I started learning go recently and I've been chipping away at this for a while now, but figured it was time to ask for some specific help. I have my program requesting paginated data from an api and because there are about 160 pages of data. Seems like a good use of goroutines, except I have race conditions and I can't seem to figure out why. It's probably because I'm new to the language, but my impressions was that params for a function are passed as a copy of the data in the function calling it unless it's a pointer.
According to what I think I know this should be making copies of my data which leaves me free to change it in the main function, but I end up request some pages multiple times and other pages just once.
My main.go
package main
import (
"bufio"
"encoding/json"
"log"
"net/http"
"net/url"
"os"
"strconv"
"sync"
"github.com/joho/godotenv"
)
func main() {
err := godotenv.Load()
if err != nil {
log.Fatalln(err)
}
httpClient := &http.Client{}
baseURL := "https://api.data.gov/ed/collegescorecard/v1/schools.json"
filters := make(map[string]string)
page := 0
filters["school.degrees_awarded.predominant"] = "2,3"

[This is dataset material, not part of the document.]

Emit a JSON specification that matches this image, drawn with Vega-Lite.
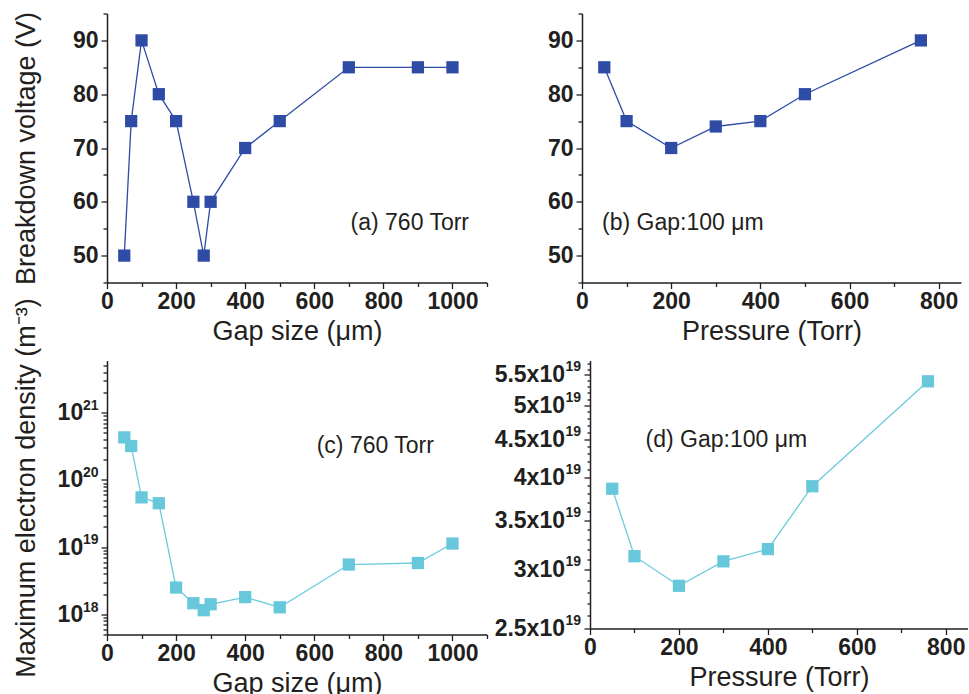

filters["fields"] = "id,school.name,school.city,2018.student.size,2017.student.size,2017.earnings.3_yrs_after_completion.overall_count_over_poverty_line,2016.repayment.3_yr_repayment.overall"
filters["api_key"] = os.Getenv("API_KEY")
outFile, err := os.Create("./out.txt")
if err != nil {
log.Fatalln(err)
}
writer := bufio.NewWriter(outFile)
requestURL := getRequestURL(baseURL, filters)
response := requestData(requestURL, httpClient)
wg := sync.WaitGroup{}
for (page+1)*response.Metadata.ResultsPerPage < response.Metadata.TotalResults {
page++
filters["page"] = strconv.Itoa(page)
wg.Add(1)
go func() {
defer wg.Done()
requestURL := getRequestURL(baseURL, filters)
response := requestData(requestURL, httpClient)
_, err = writer.WriteString(response.TextOutput())
if err != nil {
log.Fatalln(err)
}
}()
}
wg.Wait()
}
func getRequestURL(baseURL string, filters map[string]string) *url.URL {
requestURL, err := url.Parse(baseURL)
if err != nil {
log.Fatalln(err)
}
query := requestURL.Query()
for key, value := range filters {
query.Set(key, value)
}
requestURL.RawQuery = query.Encode()
return requestURL
}
func requestData(url *url.URL, httpClient *http.Client) CollegeScoreCardResponseDTO {
request, _ := http.NewRequest(http.MethodGet, url.String(), nil)
resp, err := httpClient.Do(request)
if err != nil {
log.Fatalln(err)
}
defer resp.Body.Close()
var parsedResponse CollegeScoreCardResponseDTO
err = json.NewDecoder(resp.Body).Decode(&parsedResponse)
if err != nil {
log.Fatalln(err)
}
return parsedResponse
}
I know another issue I will be running into is writing to the output file in the correct order, but I believe using channels to tell each routine what request finished writing could solve that. If I'm incorrect on that I would appreciate any advice on how to approach that as well.
Thanks in advance.
goroutines do not receive copies of data. When the compiler detects that a variable "escapes" the current function, it allocates that variable on the heap. In this case, filters
is one such variable. When the goroutine starts, the filters
it accesses is the same map as the main thread. Since you keep modifying filters
in the main thread without locking, there is no guarantee of what the goroutine sees.
I suggest you keep filters
read-only, create a new map in the goroutine by copying all items from the filters
, and add the "page"
in the goroutine. You have to be careful to pass a copy of the page
as well:
go func(page int) {
flt:=make(map[string]string)
for k,v:=range filters {
flt[k]=v
}
flt["page"]=strconv.Itoa(page)
...
} (page)